Yea, I actually figured out only this year that Americans don’t celebrate Boxing Day. I was clued in by the blank stares I received when mentioning the holiday. Go figure! This Christmas, I also realized the slightly corny coincidence that my brother who is born on Christmas day was named Nicholas. One would think I would have figured this out earlier, but my whole life I have called him Niko. I asked my mom about it and she said that it was his fault: he was two weeks late. I guess it’s just a year for vaguely inconsequential revelations.
Your picture of that butter tart on that saucer is PERFECT. Thanks for posting this timely recipe! As far as Boxing Day lore goes, I was also told that it came from those times when rich families had servants (that lifestyle seems so foreign to me it’s nuts). The rich families would give their house people all the pretty boxes from their Christmas presents. That those boxes would be filled with leftovers is a much more generous image. It’s true that these days it’s mostly about big sales where retailers offload any excess Christmas stock. I bought some things on sale today and I’m not even IN CANADA right now!
Love,
Silvi
I remember making butter tarts with you late in the night, while we waited for your bus back to Vancouver. They stuck in the pan so you took them with you, pan and all. What an odd thing to remember about that time. Isn’t memorie strange.
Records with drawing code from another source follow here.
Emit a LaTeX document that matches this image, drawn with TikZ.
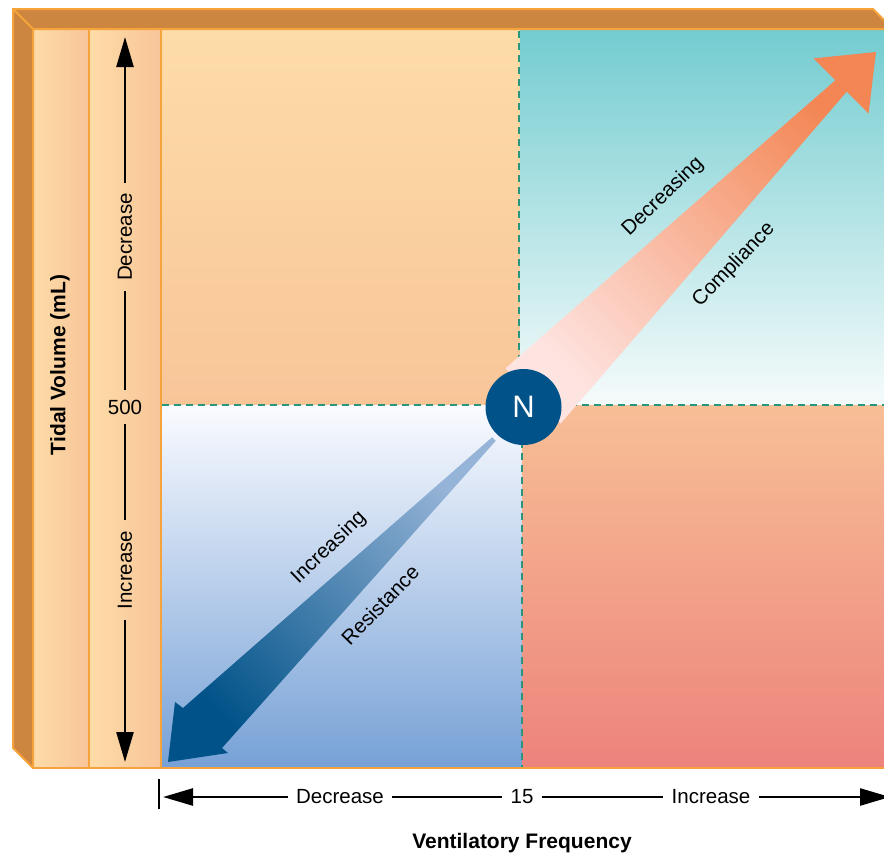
\documentclass[tikz,border=0pt]{standalone}
\usepackage{fontspec}
\setmainfont{Liberation Sans}
\usetikzlibrary{arrows.meta}
\definecolor{frameD}{RGB}{205,134,64}
\definecolor{frameL}{RGB}{247,163,60}
\definecolor{peachA}{RGB}{253,220,167}
\definecolor{peachB}{RGB}{248,197,153}
\definecolor{tealA}{RGB}{115,204,208}
\definecolor{tealB}{RGB}{246,251,251}
\definecolor{blueA}{RGB}{250,251,255}
\definecolor{blueB}{RGB}{118,161,214}
\definecolor{salA}{RGB}{247,191,150}
\definecolor{salB}{RGB}{237,131,124}
\definecolor{dashc}{RGB}{40,150,125}
\definecolor{nblue}{RGB}{0,82,136}
\definecolor{orA}{RGB}{254,228,225}
\definecolor{orM}{RGB}{248,176,140}
\definecolor{orB}{RGB}{243,134,84}
\definecolor{blA}{RGB}{150,180,215}
\definecolor{blM}{RGB}{40,115,165}
\begin{document}
\begin{tikzpicture}[x=1pt,y=-1pt,
  lbl/.style={font=\fontsize{20.5}{24}\selectfont, inner sep=0pt},
  boldlbl/.style={inner sep=0pt, font=\fontsize{21}{24}\selectfont\bfseries},
  axlbl/.style={lbl, inner xsep=10pt},
  blbl/.style={lbl, inner xsep=8pt},
  axisline/.style={line width=2.5pt, black},
  bigtip/.style={-{Triangle[length=30pt,width=17pt]}},
  quad/.style={draw=none},
  framebar/.style={fill=frameD, draw=frameL, line width=2pt, line join=round},
  borderline/.style={draw=frameL, line width=2.5pt},
  quadline/.style={draw=dashc, line width=1.3pt, dash pattern=on 7pt off 5pt},
  arrowtxt/.style={lbl}
]
\useasboundingbox (0,0) rectangle (884,854);
\clip (0,0) rectangle (884,854);

% quadrants
\shade[quad, top color=peachA, bottom color=peachB] (161,30) rectangle (520,405);
\shade[quad, top color=tealA, bottom color=tealB] (520,30) rectangle (900,405);
\shade[quad, top color=blueA, bottom color=blueB] (161,405) rectangle (522,768);
\shade[quad, top color=salA, bottom color=salB] (522,405) rectangle (900,768);

% left columns
\shade[left color=peachA, right color=peachB] (33,30) rectangle (89,768);
\shade[left color=peachA, right color=peachB] (89,30) rectangle (161,768);

% frame bars
\filldraw[framebar] (13,9) -- (873,9) -- (893,29) -- (33,29) -- cycle;
\filldraw[framebar] (13,9) -- (33,29) -- (33,768) -- (13,748) -- cycle;
\draw[borderline] (33,29) rectangle (900,768);
\draw[borderline] (89,29) -- (89,768);
\draw[borderline] (161,29) -- (161,768);

% dashed quadrant lines
\draw[quadline] (519,31) -- (519,405);
\draw[quadline] (162,405) -- (884,405);
\draw[quadline] (522,405) -- (522,767);

% orange arrow (decreasing compliance)
\shade[left color=orA, middle color=orM, right color=orB, shading angle=135]
  (505.4,368.4) -- (835.3,80.3) -- (813.4,58.4) -- (876,52) -- (868.6,113.6)
  -- (846.7,91.7) -- (560.6,423.6) -- cycle;

% blue arrow (increasing resistance)
\shade[left color=nblue, middle color=blM, right color=blA, shading angle=135]
  (492.2,437.2) -- (183,708) -- (175,702) -- (168,762) -- (228,753)
  -- (222,748) -- (495.8,440.8) -- cycle;

% N circle
\node[circle, fill=nblue, minimum size=76pt, inner sep=0pt, text=white,
  font=\fontsize{31}{36}\selectfont] (N) at (523.5,407) {N};

% arrow labels
\node[arrowtxt, rotate=44] (t1) at (663,197) {Decreasing};
\node[arrowtxt, rotate=46] (t2) at (734,265) {Compliance};
\node[arrowtxt, rotate=44] (t3) at (329,548) {Increasing};
\node[arrowtxt, rotate=46] (t4) at (380,605) {Resistance};

% left (tidal volume) axis
\node[axlbl, rotate=90] (ldec) at (125,237) {Decrease};
\node[lbl, inner ysep=9.5pt] (l500) at (125,407) {500};
\node[axlbl, rotate=90] (linc) at (125,570) {Increase};
\coordinate (ltop) at (125,37);
\coordinate (lbot) at (125,762);
\draw[axisline, bigtip] (ldec.east) -- (ltop);
\draw[axisline] (ldec.west) -- (l500.north);
\draw[axisline] (l500.south) -- (linc.east);
\draw[axisline, bigtip] (linc.west) -- (lbot);
\node[boldlbl, rotate=90] (tv) at (60,365) {Tidal Volume (mL)};

% bottom (frequency) axis
\node[blbl] (bdec) at (340,797) {Decrease};
\node[blbl] (b15) at (522,797) {15};
\node[blbl] (binc) at (711,797) {Increase};
\coordinate (bleft) at (163,797);
\coordinate (bright) at (890,797);
\coordinate (tickT) at (159,779);
\coordinate (tickB) at (159,809);
\draw[line width=1.3pt] (tickT) -- (tickB);
\draw[axisline, bigtip] (bdec.west) -- (bleft);
\draw[axisline] (bdec.east) -- (b15.west);
\draw[axisline] (b15.east) -- (binc.west);
\draw[axisline, bigtip] (binc.east) -- (bright);
\node[boldlbl] (vf) at (522,843) {Ventilatory Frequency};
\end{tikzpicture}
\end{document}
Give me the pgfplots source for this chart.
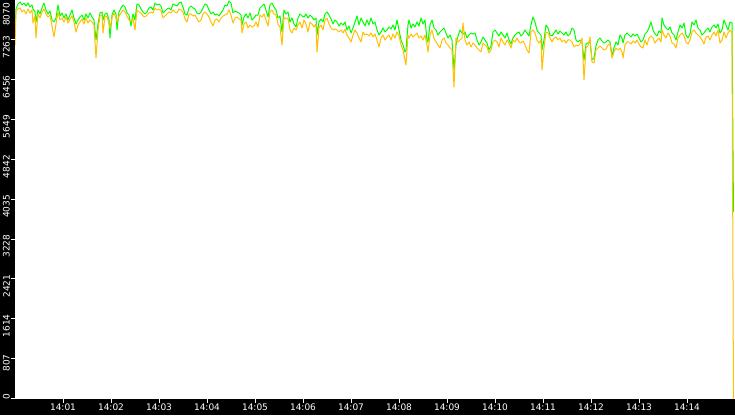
\documentclass[border=0pt]{standalone}
\usepackage{pgfplots}
\pgfplotsset{compat=1.18}
\usepackage{pgfplotstable}
\usepackage{fontspec}
\setmainfont{DejaVu Sans}

\definecolor{lgreen}{RGB}{0,255,0}
\definecolor{amber}{RGB}{255,192,0}

% t = seconds after 14:00:00, g = green series, o = amber series
\pgfplotstableread{
t g o
0 7503 7159
1.25 7888 7847
3.75 7989 7888
6.25 8030 7908
8.75 7969 7827
11.25 8009 7868
13.75 7949 7787
16.25 8009 7888
18.75 7928 7807
21.25 7969 7868
22.5 7888 7604
25 7827 7746
26.25 7625 7301
28.75 7868 7787
31.25 7787 7706
33.75 7908 7827
36.25 8009 7888
38.75 7868 7787
41.25 7787 7726
43.75 7847 7766
46.25 7665 7544
48.75 7625 7321
51.25 7706 7584
53.75 7969 7827
56.25 7746 7665
58.75 7807 7706
61.25 7706 7625
63.75 7787 7726
66.25 7665 7604
68.75 7766 7685
71.25 7868 7746
73.75 7706 7625
76.25 7584 7422
78.75 7665 7564
81.25 7726 7625
83.75 7766 7685
86.25 7665 7584
88.75 7787 7706
91.25 7706 7604
93.75 7807 7665
96.25 7726 7625
98.75 7665 7564
101.25 7260 6896
103.75 7584 7463
106.25 7807 7746
108.75 7827 7766
110 7665 7402
112.5 7787 7726
115 7807 7746
117.5 7665 7584
118.75 7301 7503
121.25 7766 7706
123.75 7868 7807
126.25 7787 7706
127.5 7463 7625
130 7827 7746
132.5 7908 7807
135 7969 7868
137.5 7928 7827
140 7807 7746
142.5 7766 7665
145 7544 7645
147.5 7787 7706
150 7665 7463
152.5 7989 7868
155 7969 7827
157.5 7888 7807
160 7827 7746
162.5 7787 7726
165 7827 7766
167.5 7908 7807
170 7928 7827
172.5 7868 7807
175 8009 7908
177.5 7969 7868
180 7989 7888
182.5 7949 7847
185 7807 7706
187.5 7847 7746
190 7888 7787
192.5 7908 7827
195 7868 7807
197.5 7989 7868
200 7969 7827
202.5 7949 7807
205 8009 7888
207.5 8030 7868
210 7928 7827
212.5 7787 7685
215 7766 7625
217.5 7908 7787
220 7949 7787
222.5 7908 7746
225 7888 7766
227.5 7807 7685
230 7787 7625
232.5 7827 7665
235 7908 7787
237.5 7989 7827
240 7969 7787
242.5 7868 7726
245 7787 7625
247.5 7827 7544
250 7766 7665
252.5 7787 7685
255 7746 7625
257.5 7807 7706
260 7868 7746
262.5 7969 7766
265 7949 7787
267.5 8050 7868
270 8009 7766
272.5 7807 7604
275 7847 7706
277.5 7827 7726
280 7807 7685
282.5 7766 7665
283.75 7564 7402
286.25 7726 7584
288.75 7787 7625
291.25 7706 7503
293.75 7807 7564
296.25 7665 7523
298.75 7706 7544
301.25 7766 7625
303.75 7766 7523
306.25 7908 7766
308.75 7949 7726
311.25 7989 7787
313.75 7868 7665
316.25 7726 7544
318.75 7969 7827
321.25 8009 7868
323.75 7928 7787
326.25 7868 7766
328.75 7706 7584
331.25 7746 7523
333.75 7422 7159
336.25 7868 7726
338.75 7787 7685
341.25 7827 7706
343.75 7625 7463
346.25 7706 7402
348.75 7584 7503
351.25 7523 7463
353.75 7706 7564
356.25 7787 7625
358.75 7746 7503
361.25 7726 7665
363.75 7787 7584
366.25 7706 7422
368.75 7766 7625
371.25 7726 7584
373.75 7665 7523
376.25 7706 7584
377.5 7361 7017
380 7625 7503
382.5 7685 7564
385 7625 7463
387.5 7787 7665
390 7827 7706
392.5 7766 7584
395 7685 7503
397.5 7584 7463
400 7665 7483
402.5 7625 7463
405 7544 7422
407.5 7604 7463
410 7564 7402
412.5 7625 7483
415 7463 7361
417.5 7544 7301
420 7402 7220
422.5 7503 7361
425 7625 7463
427.5 7746 7402
430 7564 7301
432.5 7706 7220
435 7625 7422
437.5 7544 7361
440 7665 7382
442.5 7564 7341
445 7706 7402
447.5 7584 7321
450 7625 7382
452.5 7463 7260
455 7361 7118
457.5 7422 7301
460 7503 7361
462.5 7422 7260
465 7463 7321
467.5 7523 7361
470 7483 7260
472.5 7564 7382
475 7463 7301
477.5 7665 7422
480 7463 7341
482.5 7260 7159
485 7159 7058
487.5 7017 6855
488.75 7058 6754
491.25 7564 7361
492.5 7665 7301
495 7503 7382
497.5 7584 7321
500 7523 7361
502.5 7625 7402
505 7544 7301
507.5 7706 7341
510 7584 7260
512.5 7665 7361
515 7260 7159
516.25 7220 7017
518.75 7564 7361
521.25 7665 7463
523.75 7503 7301
526.25 7463 7220
528.75 7361 7159
531.25 7422 7098
533.75 7463 7260
536.25 7503 7301
538.75 7402 7199
541.25 7301 7159
543.75 7361 7098
546.25 7260 7058
548.75 6653 6308
551.25 7159 7301
553.75 7341 7220
556.25 7463 7260
558.75 7402 7301
560 7382 7604
562.5 7422 7260
565 7301 7159
567.5 7361 7220
570 7402 7118
572.5 7382 7199
575 7402 7159
577.5 7260 7098
580 7159 7058
582.5 7220 7017
585 7321 7199
587.5 7260 7159
590 7199 7118
592.5 7058 6997
595 7139 7058
597.5 7422 7220
600 7463 7260
602.5 7402 7220
605 7341 7118
607.5 7422 7301
610 7361 7220
612.5 7301 7159
615 7402 7260
617.5 7260 7199
620 7179 7098
622.5 7301 7260
625 7361 7220
627.5 7402 7301
630 7422 7220
632.5 7341 7199
635 7382 7240
637.5 7463 7159
640 7402 7058
642.5 7341 6997
645 7564 7422
647.5 7726 7463
650 7625 7402
652.5 7463 7260
655 7402 7199
657.5 7361 7260
658.75 7058 6653
661.25 7260 7098
663.75 7564 7422
666.25 7503 7402
668.75 7361 7301
671.25 7341 7220
673.75 7402 7301
676.25 7463 7321
678.75 7382 7260
681.25 7442 7301
683.75 7402 7220
686.25 7361 7260
688.75 7422 7199
691.25 7341 7260
693.75 7382 7260
696.25 7503 7220
698.75 7463 7118
701.25 7260 7159
703.75 7220 7139
706.25 7260 7179
708.75 7220 7301
711.25 6855 6450
713.75 7179 7098
716.25 7199 7139
718.75 7220 7321
721.25 6855 6815
723.75 6896 6794
726.25 7139 7058
728.75 7260 7098
731.25 7301 7139
733.75 7240 7098
736.25 7199 7058
738.75 7220 7078
741.25 7260 7159
743.75 7220 7179
746.25 6936 6896
748.75 7098 7017
751.25 7220 7098
753.75 7159 7058
756.25 7361 7098
758.75 7301 7017
760 7199 6896
762.5 7361 7159
765 7402 7220
767.5 7361 7220
770 7321 7179
772.5 7382 7240
775 7341 7199
777.5 7382 7260
780 7301 7179
782.5 7220 7118
785 7260 7098
787.5 7382 7260
790 7422 7159
792.5 7503 7301
795 7625 7341
797.5 7463 7301
800 7382 7199
802.5 7341 7260
805 7442 7301
807.5 7402 7220
808.75 7706 7463
811.25 7564 7361
813.75 7503 7301
816.25 7463 7402
818.75 7523 7341
821.25 7402 7199
823.75 7361 7179
826.25 7260 7098
828.75 7422 7301
831.25 7564 7361
833.75 7503 7402
836.25 7604 7341
838.75 7361 7220
841.25 7301 7179
843.75 7382 7260
846.25 7625 7422
848.75 7564 7463
851.25 7665 7402
853.75 7503 7361
856.25 7463 7321
858.75 7361 7260
861.25 7402 7179
863.75 7463 7321
866.25 7503 7341
868.75 7422 7260
871.25 7523 7361
873.75 7564 7422
876.25 7503 7341
878.75 7584 7463
881.25 7402 7199
883.75 7463 7260
886.25 7665 7422
888.75 7564 7301
891.25 7463 7402
893.75 7625 7463
896.25 7604 7402
898.1 3777 0
}\datatable

\begin{document}
\begin{tikzpicture}
\useasboundingbox (0,0) rectangle (735pt,415pt);
\fill[black] (0,0) rectangle (735pt,415pt);
\begin{axis}[
  at={(15pt,16.5pt)},
  anchor=south west,
  scale only axis,
  width=720pt,
  height=398.5pt,
  xmin=0, xmax=900,
  ymin=0, ymax=8070,
  axis background/.style={fill=white},
  axis line style={draw=none},
  tick align=outside,
  xtick pos=bottom,
  ytick pos=left,
  major tick length=4pt,
  tick style={white, line width=1pt},
  xtick={60,120,...,840},
  xticklabels={14:01,14:02,14:03,14:04,14:05,14:06,14:07,14:08,14:09,14:10,14:11,14:12,14:13,14:14},
  ytick={0,807,1614,2421,3228,4035,4842,5649,6456,7263},
  extra y ticks={8070},
  extra y tick style={yticklabel style={xshift=-7.2pt}},
  ticklabel style={font=\fontsize{9}{10}\selectfont, text=white},
  xticklabel style={inner sep=1pt},
  yticklabel style={rotate=90, anchor=south east, inner sep=1pt, xshift=5.5pt},
  /pgf/number format/.cd, 1000 sep={}, assume math mode=true,
]
\addplot[lgreen, line width=1pt, line join=round, no markers] table[x=t, y=g] {\datatable};
\addplot[amber, line width=1pt, line join=round, no markers] table[x=t, y=o] {\datatable};
\end{axis}
\end{tikzpicture}
\end{document}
Those butter tarts were from the five roses cookbook that you had just given me! I remember that too…taking the entire tin on the bus!
xo
Erin
I love these! I just made them using our recipe but used pamela’s baking mix instead. They turned out great but the crusts were a bit poofy. Thank you for sharing your recipe! I had lost my grandmother’s walnut butter tart recipe years ago and this is very close–I used walnuts, no raisins.
I am so happy that the recipe worked for you. It is so heartbreaking to loose those old recipes. Also, good to know that the Bob’s mix can be used in a pinch!